The EU’s top diplomat Federica Mogherini said Syrian President Bashar al-Assad held “primary responsibility”.
“Chemical weapons are the worst of war crimes,” she said.
The Brussels conference comes as Syria’s civil war enters its seventh year, raging on in large part due to the inability of regional and global powers to agree on how to end it.
“Humanitarian access is at a new low due to continued deliberate obstruction by all parties to the conflict,” Stylianides told the two-day conference.
“You remember east Aleppo, where no aid could enter for months despite our collective calls,” he said, referring to the government siege of rebel-held areas last year. “More Aleppos are everywhere in Syria.”
The United Nations has appealed for $8 billion this year to deal with one of the world’s worst humanitarian crises, with millions of people displaced inside Syria and in neighboring countries.
Qatar and Kuwait joined the EU, Norway and the United Nations to organize the latest international effort following conferences in Berlin, London and Helsinki to raise funds.

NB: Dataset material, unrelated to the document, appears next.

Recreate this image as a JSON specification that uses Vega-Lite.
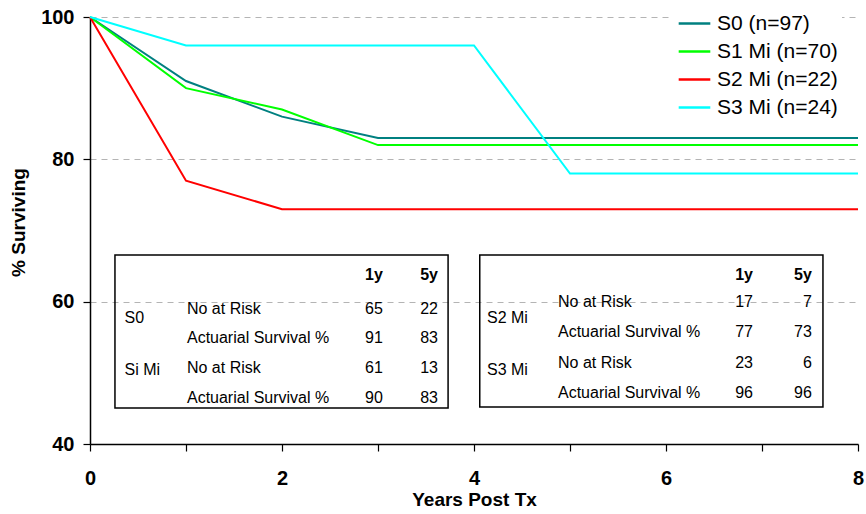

The European Union has already pledged 1.2 billion euros ($1.28 billion) for 2017. Other governments will come under pressure to make good on promises made in February 2016 at the London conference, which raised $11 billion over four years.
EU LACKS HARD LEVERAGE
Speaking on the sidelines of the conference, Nancy Wilson, the head of Relief International, said problems getting access and providing supplies were chief obstacles on the ground.
“You can’t run a health clinic if you don’t have clean water and medical supplies,” she said. “Some kind of political solution that would cease the fighting would be the biggest challenge.”
The EU called the conference to show support for the peace process by bringing together prime ministers, foreign ministers and ambassadors from some 70 countries.
But the bloc’s role in international attempts at bringing the war to an end has been largely marginal, as highlighted again by the absence in Brussels of top-level officials from Russia, Turkey and the United States.
Five million Syrians have fled into Turkey, Lebanon, Jordan, Iraq and the European Union to escape the conflict among rebels, Islamist militants, government troops and foreign backers.
The future of Assad, backed by Russia and Iran, remains the key point of contention, blocking political talks.
The EU says it will not pay for any post-war reconstruction unless there is a “credible political transition” that would give the opposition, moderate rebels and the various ethnic and religious groups a say in Syria.
“We caution against paying for Assad’s destruction without a political end to the war,” said European lawmaker Mariejte Schaake of the Netherlands.
The initial U.S. and Russian backing for the U.N.-led process has waned as Moscow now sponsors separate talks with regional powers Iran and Turkey.
Washington is now also at odds with Europe - while they used to agree that Assad must go, President Donald Trump has made fighting terrorism his top priority instead.